→ **Exercise aim**
Return the listing below exactly, with the pictures dropped.

→ **Recorded information**
________________________
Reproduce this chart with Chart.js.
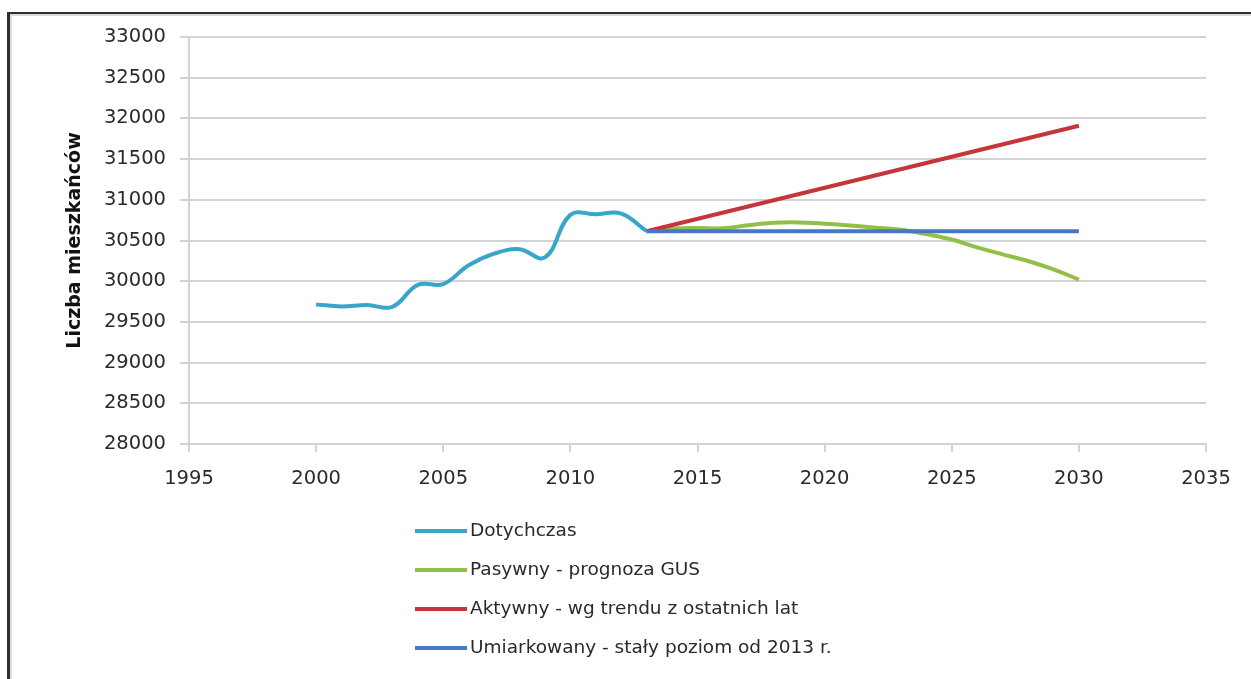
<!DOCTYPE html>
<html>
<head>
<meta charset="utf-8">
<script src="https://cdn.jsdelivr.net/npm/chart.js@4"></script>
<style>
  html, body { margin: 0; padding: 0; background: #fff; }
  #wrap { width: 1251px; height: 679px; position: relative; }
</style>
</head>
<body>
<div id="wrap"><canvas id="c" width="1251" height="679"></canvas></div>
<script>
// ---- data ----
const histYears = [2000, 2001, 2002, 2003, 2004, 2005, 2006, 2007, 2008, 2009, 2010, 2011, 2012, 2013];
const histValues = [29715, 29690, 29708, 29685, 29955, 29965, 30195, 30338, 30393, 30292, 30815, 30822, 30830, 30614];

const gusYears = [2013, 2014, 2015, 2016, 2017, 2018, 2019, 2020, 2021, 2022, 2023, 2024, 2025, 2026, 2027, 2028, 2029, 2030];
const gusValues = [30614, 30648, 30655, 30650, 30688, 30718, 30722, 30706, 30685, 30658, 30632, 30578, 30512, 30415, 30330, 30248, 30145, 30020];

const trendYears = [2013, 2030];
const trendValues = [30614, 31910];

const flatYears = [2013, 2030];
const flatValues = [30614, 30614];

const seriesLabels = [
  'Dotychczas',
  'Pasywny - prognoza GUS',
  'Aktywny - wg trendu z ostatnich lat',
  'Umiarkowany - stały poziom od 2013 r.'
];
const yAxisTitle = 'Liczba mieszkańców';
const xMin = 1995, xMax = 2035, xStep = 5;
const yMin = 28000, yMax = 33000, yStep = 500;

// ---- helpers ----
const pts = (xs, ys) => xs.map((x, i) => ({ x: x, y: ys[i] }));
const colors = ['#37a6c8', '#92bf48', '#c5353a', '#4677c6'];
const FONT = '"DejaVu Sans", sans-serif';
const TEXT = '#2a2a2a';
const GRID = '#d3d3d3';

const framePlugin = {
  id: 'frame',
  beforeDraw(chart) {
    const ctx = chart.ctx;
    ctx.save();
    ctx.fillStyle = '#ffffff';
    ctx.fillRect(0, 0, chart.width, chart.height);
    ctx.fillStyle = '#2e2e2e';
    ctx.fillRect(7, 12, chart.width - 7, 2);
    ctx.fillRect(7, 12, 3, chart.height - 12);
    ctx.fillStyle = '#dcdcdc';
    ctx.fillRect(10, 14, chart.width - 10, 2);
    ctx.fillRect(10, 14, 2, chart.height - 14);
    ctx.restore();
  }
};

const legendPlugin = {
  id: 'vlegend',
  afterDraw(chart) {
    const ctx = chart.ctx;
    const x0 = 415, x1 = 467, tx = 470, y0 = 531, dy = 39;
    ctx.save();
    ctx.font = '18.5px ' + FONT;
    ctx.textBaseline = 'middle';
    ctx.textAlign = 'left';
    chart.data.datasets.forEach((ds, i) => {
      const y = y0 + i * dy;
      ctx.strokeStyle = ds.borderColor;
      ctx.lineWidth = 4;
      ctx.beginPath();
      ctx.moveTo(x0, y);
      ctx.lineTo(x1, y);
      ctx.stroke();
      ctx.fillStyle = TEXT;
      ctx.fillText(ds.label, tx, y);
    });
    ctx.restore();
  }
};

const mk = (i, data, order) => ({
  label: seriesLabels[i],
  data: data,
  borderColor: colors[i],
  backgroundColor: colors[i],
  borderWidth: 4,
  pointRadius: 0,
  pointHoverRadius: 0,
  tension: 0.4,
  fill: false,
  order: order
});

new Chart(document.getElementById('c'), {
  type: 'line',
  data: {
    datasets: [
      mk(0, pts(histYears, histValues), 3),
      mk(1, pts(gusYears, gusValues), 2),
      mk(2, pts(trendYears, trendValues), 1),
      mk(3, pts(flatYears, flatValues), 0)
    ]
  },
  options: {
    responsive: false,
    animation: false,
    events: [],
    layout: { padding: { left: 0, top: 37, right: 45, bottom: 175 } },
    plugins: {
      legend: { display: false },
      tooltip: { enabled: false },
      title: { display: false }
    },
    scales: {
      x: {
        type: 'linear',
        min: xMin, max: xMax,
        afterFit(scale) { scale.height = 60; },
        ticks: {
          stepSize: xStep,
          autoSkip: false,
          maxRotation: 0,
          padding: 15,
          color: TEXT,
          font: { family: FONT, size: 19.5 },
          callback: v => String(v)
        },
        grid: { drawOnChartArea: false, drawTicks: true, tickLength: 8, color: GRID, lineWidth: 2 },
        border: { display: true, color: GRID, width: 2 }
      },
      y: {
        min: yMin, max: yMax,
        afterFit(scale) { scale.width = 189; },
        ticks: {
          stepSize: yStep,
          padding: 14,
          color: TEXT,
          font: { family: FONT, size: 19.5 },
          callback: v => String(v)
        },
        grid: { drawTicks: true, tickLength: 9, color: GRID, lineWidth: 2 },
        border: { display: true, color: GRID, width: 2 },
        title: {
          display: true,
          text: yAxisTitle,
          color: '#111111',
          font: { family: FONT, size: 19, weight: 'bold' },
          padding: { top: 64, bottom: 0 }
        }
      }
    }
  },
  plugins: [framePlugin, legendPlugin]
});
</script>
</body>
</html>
________________________
→ **Output below**
Reproduce this chart with Chart.js.
<!DOCTYPE html>
<html>
<head>
<meta charset="utf-8">
<script src="https://cdn.jsdelivr.net/npm/chart.js@4"></script>
<style>
  html, body { margin: 0; padding: 0; background: #fff; }
  #wrap { width: 1251px; height: 679px; position: relative; }
</style>
</head>
<body>
<div id="wrap"><canvas id="c" width="1251" height="679"></canvas></div>
<script>
// ---- data ----
const histYears = [2000, 2001, 2002, 2003, 2004, 2005, 2006, 2007, 2008, 2009, 2010, 2011, 2012, 2013];
const histValues = [29715, 29690, 29708, 29685, 29955, 29965, 30195, 30338, 30393, 30292, 30815, 30822, 30830, 30614];

const gusYears = [2013, 2014, 2015, 2016, 2017, 2018, 2019, 2020, 2021, 2022, 2023, 2024, 2025, 2026, 2027, 2028, 2029, 2030];
const gusValues = [30614, 30648, 30655, 30650, 30688, 30718, 30722, 30706, 30685, 30658, 30632, 30578, 30512, 30415, 30330, 30248, 30145, 30020];

const trendYears = [2013, 2030];
const trendValues = [30614, 31910];

const flatYears = [2013, 2030];
const flatValues = [30614, 30614];

const seriesLabels = [
  'Dotychczas',
  'Pasywny - prognoza GUS',
  'Aktywny - wg trendu z ostatnich lat',
  'Umiarkowany - stały poziom od 2013 r.'
];
const yAxisTitle = 'Liczba mieszkańców';
const xMin = 1995, xMax = 2035, xStep = 5;
const yMin = 28000, yMax = 33000, yStep = 500;

// ---- helpers ----
const pts = (xs, ys) => xs.map((x, i) => ({ x: x, y: ys[i] }));
const colors = ['#37a6c8', '#92bf48', '#c5353a', '#4677c6'];
const FONT = '"DejaVu Sans", sans-serif';
const TEXT = '#2a2a2a';
const GRID = '#d3d3d3';

const framePlugin = {
  id: 'frame',
  beforeDraw(chart) {
    const ctx = chart.ctx;
    ctx.save();
    ctx.fillStyle = '#ffffff';
    ctx.fillRect(0, 0, chart.width, chart.height);
    ctx.fillStyle = '#2e2e2e';
    ctx.fillRect(7, 12, chart.width - 7, 2);
    ctx.fillRect(7, 12, 3, chart.height - 12);
    ctx.fillStyle = '#dcdcdc';
    ctx.fillRect(10, 14, chart.width - 10, 2);
    ctx.fillRect(10, 14, 2, chart.height - 14);
    ctx.restore();
  }
};

const legendPlugin = {
  id: 'vlegend',
  afterDraw(chart) {
    const ctx = chart.ctx;
    const x0 = 415, x1 = 467, tx = 470, y0 = 531, dy = 39;
    ctx.save();
    ctx.font = '18.5px ' + FONT;
    ctx.textBaseline = 'middle';
    ctx.textAlign = 'left';
    chart.data.datasets.forEach((ds, i) => {
      const y = y0 + i * dy;
      ctx.strokeStyle = ds.borderColor;
      ctx.lineWidth = 4;
      ctx.beginPath();
      ctx.moveTo(x0, y);
      ctx.lineTo(x1, y);
      ctx.stroke();
      ctx.fillStyle = TEXT;
      ctx.fillText(ds.label, tx, y);
    });
    ctx.restore();
  }
};

const mk = (i, data, order) => ({
  label: seriesLabels[i],
  data: data,
  borderColor: colors[i],
  backgroundColor: colors[i],
  borderWidth: 4,
  pointRadius: 0,
  pointHoverRadius: 0,
  tension: 0.4,
  fill: false,
  order: order
});

new Chart(document.getElementById('c'), {
  type: 'line',
  data: {
    datasets: [
      mk(0, pts(histYears, histValues), 3),
      mk(1, pts(gusYears, gusValues), 2),
      mk(2, pts(trendYears, trendValues), 1),
      mk(3, pts(flatYears, flatValues), 0)
    ]
  },
  options: {
    responsive: false,
    animation: false,
    events: [],
    layout: { padding: { left: 0, top: 37, right: 45, bottom: 175 } },
    plugins: {
      legend: { display: false },
      tooltip: { enabled: false },
      title: { display: false }
    },
    scales: {
      x: {
        type: 'linear',
        min: xMin, max: xMax,
        afterFit(scale) { scale.height = 60; },
        ticks: {
          stepSize: xStep,
          autoSkip: false,
          maxRotation: 0,
          padding: 15,
          color: TEXT,
          font: { family: FONT, size: 19.5 },
          callback: v => String(v)
        },
        grid: { drawOnChartArea: false, drawTicks: true, tickLength: 8, color: GRID, lineWidth: 2 },
        border: { display: true, color: GRID, width: 2 }
      },
      y: {
        min: yMin, max: yMax,
        afterFit(scale) { scale.width = 189; },
        ticks: {
          stepSize: yStep,
          padding: 14,
          color: TEXT,
          font: { family: FONT, size: 19.5 },
          callback: v => String(v)
        },
        grid: { drawTicks: true, tickLength: 9, color: GRID, lineWidth: 2 },
        border: { display: true, color: GRID, width: 2 },
        title: {
          display: true,
          text: yAxisTitle,
          color: '#111111',
          font: { family: FONT, size: 19, weight: 'bold' },
          padding: { top: 64, bottom: 0 }
        }
      }
    }
  },
  plugins: [framePlugin, legendPlugin]
});
</script>
</body>
</html>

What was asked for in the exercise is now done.